Recorded data:
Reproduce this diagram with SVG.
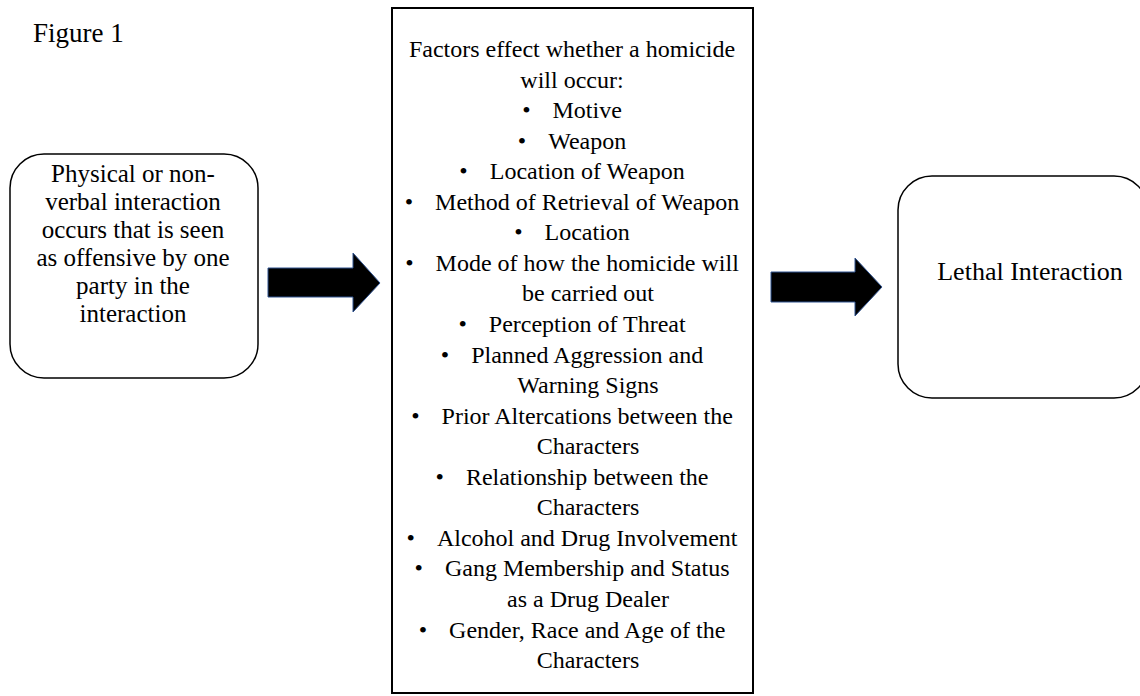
<svg xmlns="http://www.w3.org/2000/svg" width="1140" height="696" viewBox="0 0 1140 696">
<style>
.t{font-family:"Liberation Serif","Times New Roman",serif;font-size:24px;fill:#000;text-anchor:middle}
.s25{font-size:25px}
.s26{font-size:26px}
.box{fill:#fff;stroke:#000;stroke-width:1.5}
.arrow{fill:#000;stroke:#2F528F;stroke-width:1}
</style>
<rect width="1140" height="696" fill="#fff"/>
<text x="33" y="42" font-family="Liberation Serif, Times New Roman, serif" font-size="27" fill="#000">Figure 1</text>
<g id="node-trigger">
<rect class="box" x="10" y="154" width="248" height="224" rx="34" ry="34"/>
<text class="t s25" x="133" y="182">Physical or non-</text>
<text class="t s25" x="133" y="210">verbal interaction</text>
<text class="t s25" x="133" y="238">occurs that is seen</text>
<text class="t s25" x="133" y="266">as offensive by one</text>
<text class="t s25" x="133" y="294">party in the</text>
<text class="t s25" x="133" y="322">interaction</text>
</g>
<g id="node-factors">
<rect x="392" y="8" width="361" height="685" fill="#fff" stroke="#000" stroke-width="2"/>
<text class="t" x="572" y="57">Factors effect whether a homicide</text>
<text class="t" x="572" y="87.5">will occur:</text>
<text class="t" x="572" y="118.1">•<tspan dx="22">Motive</tspan></text>
<text class="t" x="572" y="148.6">•<tspan dx="22">Weapon</tspan></text>
<text class="t" x="572" y="179.2">•<tspan dx="22">Location of Weapon</tspan></text>
<text class="t" x="572" y="209.7">•<tspan dx="22">Method of Retrieval  of Weapon</tspan></text>
<text class="t" x="572" y="240.3">•<tspan dx="22">Location</tspan></text>
<text class="t" x="572" y="270.8">•<tspan dx="22">Mode of how the homicide will</tspan></text>
<text class="t" x="588" y="301.4">be carried out</text>
<text class="t" x="572" y="332">•<tspan dx="22">Perception of Threat</tspan></text>
<text class="t" x="572" y="362.5">•<tspan dx="22">Planned Aggression and</tspan></text>
<text class="t" x="588" y="393.1">Warning Signs</text>
<text class="t" x="572" y="423.6">•<tspan dx="22">Prior Altercations between the</tspan></text>
<text class="t" x="588" y="454.2">Characters</text>
<text class="t" x="572" y="484.7">•<tspan dx="22">Relationship between the</tspan></text>
<text class="t" x="588" y="515.3">Characters</text>
<text class="t" x="572" y="545.8">•<tspan dx="22">Alcohol and Drug Involvement</tspan></text>
<text class="t" x="572" y="576.4">•<tspan dx="22">Gang Membership and Status</tspan></text>
<text class="t" x="588" y="606.9">as a Drug Dealer</text>
<text class="t" x="572" y="637.5">•<tspan dx="22">Gender, Race and Age of the</tspan></text>
<text class="t" x="588" y="668">Characters</text>
</g>
<g id="node-lethal">
<rect class="box" x="898" y="176" width="250" height="222" rx="34" ry="34"/>
<text class="t s26" x="1030" y="280">Lethal Interaction</text>
</g>
<g id="connectors">
<polygon class="arrow" points="268,268 353,268 353,253 380,283 353,312 353,297 268,297"/>
<polygon class="arrow" points="771,272 855,272 855,258 882,287 855,316 855,302 771,302"/>
</g>
</svg>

Exercise aim: Make an exact copy of the listing above. Do not include the pictures.

Result for this exercise:
Reproduce this diagram with SVG.
<svg xmlns="http://www.w3.org/2000/svg" width="1140" height="696" viewBox="0 0 1140 696">
<style>
.t{font-family:"Liberation Serif","Times New Roman",serif;font-size:24px;fill:#000;text-anchor:middle}
.s25{font-size:25px}
.s26{font-size:26px}
.box{fill:#fff;stroke:#000;stroke-width:1.5}
.arrow{fill:#000;stroke:#2F528F;stroke-width:1}
</style>
<rect width="1140" height="696" fill="#fff"/>
<text x="33" y="42" font-family="Liberation Serif, Times New Roman, serif" font-size="27" fill="#000">Figure 1</text>
<g id="node-trigger">
<rect class="box" x="10" y="154" width="248" height="224" rx="34" ry="34"/>
<text class="t s25" x="133" y="182">Physical or non-</text>
<text class="t s25" x="133" y="210">verbal interaction</text>
<text class="t s25" x="133" y="238">occurs that is seen</text>
<text class="t s25" x="133" y="266">as offensive by one</text>
<text class="t s25" x="133" y="294">party in the</text>
<text class="t s25" x="133" y="322">interaction</text>
</g>
<g id="node-factors">
<rect x="392" y="8" width="361" height="685" fill="#fff" stroke="#000" stroke-width="2"/>
<text class="t" x="572" y="57">Factors effect whether a homicide</text>
<text class="t" x="572" y="87.5">will occur:</text>
<text class="t" x="572" y="118.1">•<tspan dx="22">Motive</tspan></text>
<text class="t" x="572" y="148.6">•<tspan dx="22">Weapon</tspan></text>
<text class="t" x="572" y="179.2">•<tspan dx="22">Location of Weapon</tspan></text>
<text class="t" x="572" y="209.7">•<tspan dx="22">Method of Retrieval  of Weapon</tspan></text>
<text class="t" x="572" y="240.3">•<tspan dx="22">Location</tspan></text>
<text class="t" x="572" y="270.8">•<tspan dx="22">Mode of how the homicide will</tspan></text>
<text class="t" x="588" y="301.4">be carried out</text>
<text class="t" x="572" y="332">•<tspan dx="22">Perception of Threat</tspan></text>
<text class="t" x="572" y="362.5">•<tspan dx="22">Planned Aggression and</tspan></text>
<text class="t" x="588" y="393.1">Warning Signs</text>
<text class="t" x="572" y="423.6">•<tspan dx="22">Prior Altercations between the</tspan></text>
<text class="t" x="588" y="454.2">Characters</text>
<text class="t" x="572" y="484.7">•<tspan dx="22">Relationship between the</tspan></text>
<text class="t" x="588" y="515.3">Characters</text>
<text class="t" x="572" y="545.8">•<tspan dx="22">Alcohol and Drug Involvement</tspan></text>
<text class="t" x="572" y="576.4">•<tspan dx="22">Gang Membership and Status</tspan></text>
<text class="t" x="588" y="606.9">as a Drug Dealer</text>
<text class="t" x="572" y="637.5">•<tspan dx="22">Gender, Race and Age of the</tspan></text>
<text class="t" x="588" y="668">Characters</text>
</g>
<g id="node-lethal">
<rect class="box" x="898" y="176" width="250" height="222" rx="34" ry="34"/>
<text class="t s26" x="1030" y="280">Lethal Interaction</text>
</g>
<g id="connectors">
<polygon class="arrow" points="268,268 353,268 353,253 380,283 353,312 353,297 268,297"/>
<polygon class="arrow" points="771,272 855,272 855,258 882,287 855,316 855,302 771,302"/>
</g>
</svg>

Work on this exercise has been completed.